■ Problem to solve:
Repeat exactly the lines running from the first line of the data to the line containing "from matplotlib.patches import", both ends included, and nothing else; drop the pictures.
◇ ◇ ◇ ◇ ◇ ◇ ◇
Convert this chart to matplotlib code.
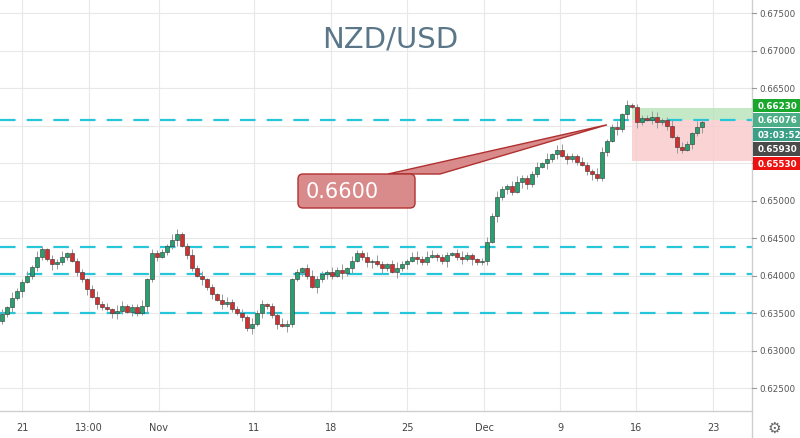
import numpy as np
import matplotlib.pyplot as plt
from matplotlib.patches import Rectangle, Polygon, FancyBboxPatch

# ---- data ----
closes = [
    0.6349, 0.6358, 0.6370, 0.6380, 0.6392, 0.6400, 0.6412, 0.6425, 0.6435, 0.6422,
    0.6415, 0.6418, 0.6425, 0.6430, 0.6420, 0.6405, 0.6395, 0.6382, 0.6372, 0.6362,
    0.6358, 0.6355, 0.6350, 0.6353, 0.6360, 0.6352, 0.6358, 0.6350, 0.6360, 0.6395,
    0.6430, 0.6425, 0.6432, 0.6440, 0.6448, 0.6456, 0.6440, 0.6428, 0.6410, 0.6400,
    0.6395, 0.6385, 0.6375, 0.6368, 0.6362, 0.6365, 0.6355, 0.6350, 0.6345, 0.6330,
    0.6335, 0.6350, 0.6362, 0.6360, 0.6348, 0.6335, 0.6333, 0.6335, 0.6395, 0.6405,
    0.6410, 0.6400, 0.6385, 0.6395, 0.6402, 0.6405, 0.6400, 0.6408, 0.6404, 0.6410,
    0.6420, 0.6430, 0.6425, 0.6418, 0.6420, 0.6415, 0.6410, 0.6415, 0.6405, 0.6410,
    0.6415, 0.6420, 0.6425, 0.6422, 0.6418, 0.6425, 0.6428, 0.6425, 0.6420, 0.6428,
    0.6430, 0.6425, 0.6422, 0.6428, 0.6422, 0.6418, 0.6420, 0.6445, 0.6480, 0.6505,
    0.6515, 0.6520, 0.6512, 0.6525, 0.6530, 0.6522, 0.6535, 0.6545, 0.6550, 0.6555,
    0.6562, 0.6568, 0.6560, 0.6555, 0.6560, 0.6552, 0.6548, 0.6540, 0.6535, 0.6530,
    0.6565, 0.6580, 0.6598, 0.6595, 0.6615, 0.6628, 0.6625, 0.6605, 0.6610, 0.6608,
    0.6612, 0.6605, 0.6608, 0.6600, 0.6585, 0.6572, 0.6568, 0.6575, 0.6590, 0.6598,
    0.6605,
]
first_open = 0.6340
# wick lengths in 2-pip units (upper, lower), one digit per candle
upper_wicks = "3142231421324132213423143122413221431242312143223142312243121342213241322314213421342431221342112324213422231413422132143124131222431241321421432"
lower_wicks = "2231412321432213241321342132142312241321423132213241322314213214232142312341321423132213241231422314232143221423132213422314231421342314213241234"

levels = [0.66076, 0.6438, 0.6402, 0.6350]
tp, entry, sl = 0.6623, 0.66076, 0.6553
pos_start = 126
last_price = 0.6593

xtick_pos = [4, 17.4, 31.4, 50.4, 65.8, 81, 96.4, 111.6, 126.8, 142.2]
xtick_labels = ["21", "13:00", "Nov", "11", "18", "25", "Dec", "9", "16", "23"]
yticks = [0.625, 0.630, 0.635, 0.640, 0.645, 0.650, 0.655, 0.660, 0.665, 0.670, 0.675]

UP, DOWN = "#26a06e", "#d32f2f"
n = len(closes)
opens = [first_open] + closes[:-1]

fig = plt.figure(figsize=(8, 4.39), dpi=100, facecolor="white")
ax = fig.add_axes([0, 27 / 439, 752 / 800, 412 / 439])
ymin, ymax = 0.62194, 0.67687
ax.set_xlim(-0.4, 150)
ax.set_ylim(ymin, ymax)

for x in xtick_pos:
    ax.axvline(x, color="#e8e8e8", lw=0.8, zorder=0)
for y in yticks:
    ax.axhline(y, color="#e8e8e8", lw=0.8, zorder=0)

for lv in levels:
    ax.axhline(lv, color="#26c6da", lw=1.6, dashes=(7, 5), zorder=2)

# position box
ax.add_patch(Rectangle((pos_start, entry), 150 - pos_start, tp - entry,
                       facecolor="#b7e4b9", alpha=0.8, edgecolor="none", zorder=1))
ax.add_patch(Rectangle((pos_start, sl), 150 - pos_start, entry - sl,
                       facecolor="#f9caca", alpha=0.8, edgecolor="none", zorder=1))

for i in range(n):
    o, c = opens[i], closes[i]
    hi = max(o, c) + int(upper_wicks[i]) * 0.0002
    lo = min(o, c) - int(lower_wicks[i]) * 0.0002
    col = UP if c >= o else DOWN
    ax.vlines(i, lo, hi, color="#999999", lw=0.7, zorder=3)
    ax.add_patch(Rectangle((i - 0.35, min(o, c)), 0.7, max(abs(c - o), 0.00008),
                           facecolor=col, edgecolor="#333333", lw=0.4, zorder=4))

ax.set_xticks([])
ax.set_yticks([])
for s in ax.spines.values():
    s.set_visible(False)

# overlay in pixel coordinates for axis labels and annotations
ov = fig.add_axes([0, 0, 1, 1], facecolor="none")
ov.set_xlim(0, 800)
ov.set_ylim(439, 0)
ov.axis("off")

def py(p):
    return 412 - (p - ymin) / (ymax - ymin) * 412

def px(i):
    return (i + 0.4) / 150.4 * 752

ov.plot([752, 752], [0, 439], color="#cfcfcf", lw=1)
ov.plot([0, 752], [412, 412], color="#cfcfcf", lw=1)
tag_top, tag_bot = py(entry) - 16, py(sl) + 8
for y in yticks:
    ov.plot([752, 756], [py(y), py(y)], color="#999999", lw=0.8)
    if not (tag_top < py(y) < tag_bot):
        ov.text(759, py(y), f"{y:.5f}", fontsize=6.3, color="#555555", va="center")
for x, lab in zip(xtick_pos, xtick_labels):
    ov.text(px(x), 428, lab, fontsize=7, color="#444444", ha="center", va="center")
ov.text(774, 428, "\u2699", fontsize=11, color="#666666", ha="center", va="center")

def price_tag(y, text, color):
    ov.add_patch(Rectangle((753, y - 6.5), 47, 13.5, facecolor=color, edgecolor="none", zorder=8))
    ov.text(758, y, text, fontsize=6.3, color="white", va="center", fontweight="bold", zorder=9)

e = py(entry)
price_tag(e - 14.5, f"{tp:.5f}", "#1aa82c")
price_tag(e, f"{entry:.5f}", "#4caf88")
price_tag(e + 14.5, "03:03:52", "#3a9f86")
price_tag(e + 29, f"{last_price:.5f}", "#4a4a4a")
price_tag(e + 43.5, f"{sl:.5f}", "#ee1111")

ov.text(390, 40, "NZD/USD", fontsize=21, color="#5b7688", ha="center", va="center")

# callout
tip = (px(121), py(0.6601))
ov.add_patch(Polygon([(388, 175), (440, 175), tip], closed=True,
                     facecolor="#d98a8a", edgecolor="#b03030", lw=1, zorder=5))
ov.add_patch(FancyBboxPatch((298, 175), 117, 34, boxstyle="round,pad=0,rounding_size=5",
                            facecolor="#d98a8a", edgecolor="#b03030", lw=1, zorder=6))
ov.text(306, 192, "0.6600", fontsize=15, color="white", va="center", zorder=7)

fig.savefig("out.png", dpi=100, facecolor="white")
◇ ◇ ◇ ◇ ◇ ◇ ◇
■ Solution:
Convert this chart to matplotlib code.
import numpy as np
import matplotlib.pyplot as plt
from matplotlib.patches import Rectangle, Polygon, FancyBboxPatch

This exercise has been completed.